Cli, Labeler, Labtune

cluster qualification, labeling, label management, console ui

  • Cli: 클러스터, 레이블, Qualifier 정보를 확인하고, 수작업으로 Qualifier를 설정하는 프로그램
  • Labeler: REconverge가 생성한 클러스터에게 Label을 지정하고, Qualification을 수행하는 프로그램
  • Labtune: 레이블을 관리하는 프로그램


  • 콘솔 UI를 통해서 클러스터를 검색, Qualifer 설정, Auto qualification/labeling 결과 확인
  • 사용방법: cli <model-name>
    • 프로그램을 실행해서 "/help" 명령으로 도움말 확인
  • 역할:
    • labeler가 auto qualification/labeling한 결과를 UI를 통해서 검증.
    • 수작업으로 cluster qualifier를 설정.
    • (TODO) 수작업으로 레이블 부여하거나 수정.
    • 수작업으로 설정한 label/qualifier와 자동 분류한 결과를 비교.


  • Auto qualification/labeling program
  • 사용방법: labeler <model-name>
  • cluster qualification and labeling
  • cluster의 qualifier에 따른 label 매칭 결과를 이용해서 레이블 토큰들에 대한 enable/disable 자동화 작업


  • Label tuner.

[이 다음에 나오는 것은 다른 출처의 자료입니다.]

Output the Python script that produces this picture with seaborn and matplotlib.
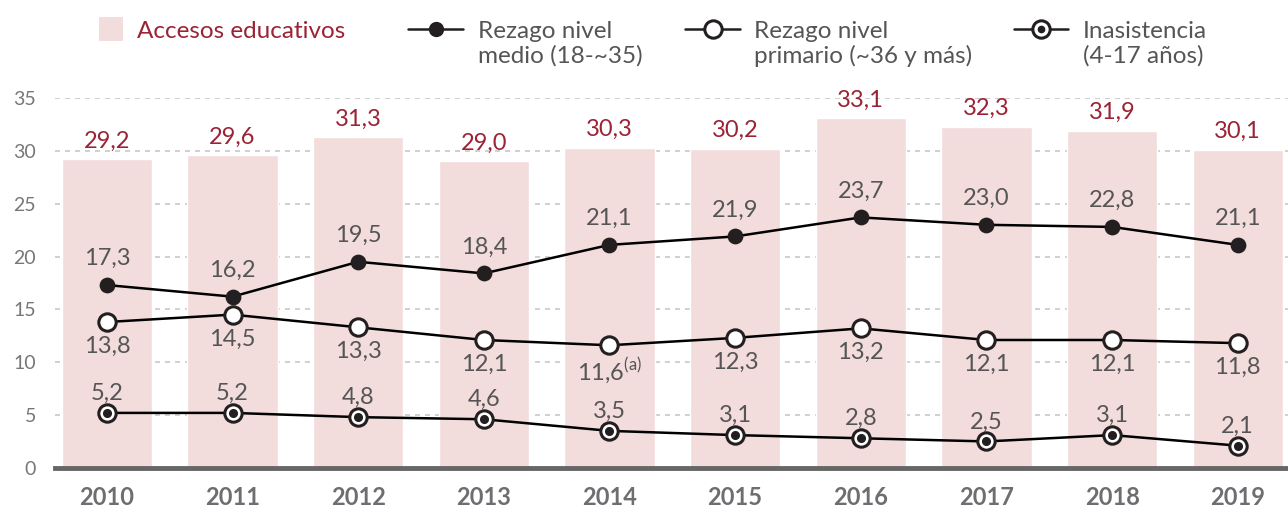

A program to tune labels.
  • Usage: labtune [<model-name>]
    • use /help command to see help message.
  • Purpose:
    • Json 형식의 Threat description 파일을 읽어서 Label을 DB 등록/관리한다.
    • labeler의 실행 결과로부터 레이블 혹은 레이블의 토큰/키워드 등의 사용 통계를 확인하고, 레이블을 튜닝하도록 지원한다.
  • Threat description. (= Label or threat Label)
    • Json file to describe threats.
    • Fields of this file: label name, description, references, samples, keywords, signature
  • Dictionary
    • 프로그램이 threat description의 samples에서 추출한 토큰들, 사용자가 입력한 토큰들, 프로그램이 REconverge의 Benign/Suspicious 클러스터에서 추출한 토큰들로 구성된 사전
    • The disabled tokens of labels consists of dictionary (currently).
  • Token, keywords, signature, dictionary
    • Token: Program extract it from the samples of threat description. User can only enable/disable tokens of labels.
    • Keywords: 샘플에서 추출한 단어 혹은 단어들 혹은 문자열로 구성. Exact matching으로 활용됨. 사용자가 직접 입력/수정. 이후 프로그램이 수집하는 것으로 바뀔 수 있음.
    • Signature: Regular expressions. (currently) Signatures read from threat descriptions.
    • Dictionary: Disabled tokens, and tokens collected from the benign clusters.

Labtune commands

  • /add keywords|signature <value>
    This command is to add keyword or regex signature And allowed only in label.

    • Example:
    Labels [2]# /label #100054
    Labels (Label #100054) /add keywords SSL_CLIENT_VERIFY: SUCCESS,?action=file_download
    Keywords "SSL_CLIENT_VERIFY: SUCCESS,?action=file_download" added.
    Labels (Label #100054) 
      [18]: ["SSL_CLIENT_VERIFY: SUCCESS", "?action=file_download"]
      [19]: ["application/json"]
      [20]: ["site_name "]
      [38]: ["SSL_CLIENT_VERIFY: SUCCESS", "?action=file_download"]
    • Comma(,) is delimiter. If you want to enter more than one keyword, use commna(,) without space before and after comma.
    • The space character would be treated as part of keywords.
    • /save command should be run after add or remove to save changes.
  • /remove keywords|signature <pattern-no>
    This command is allowed only in label.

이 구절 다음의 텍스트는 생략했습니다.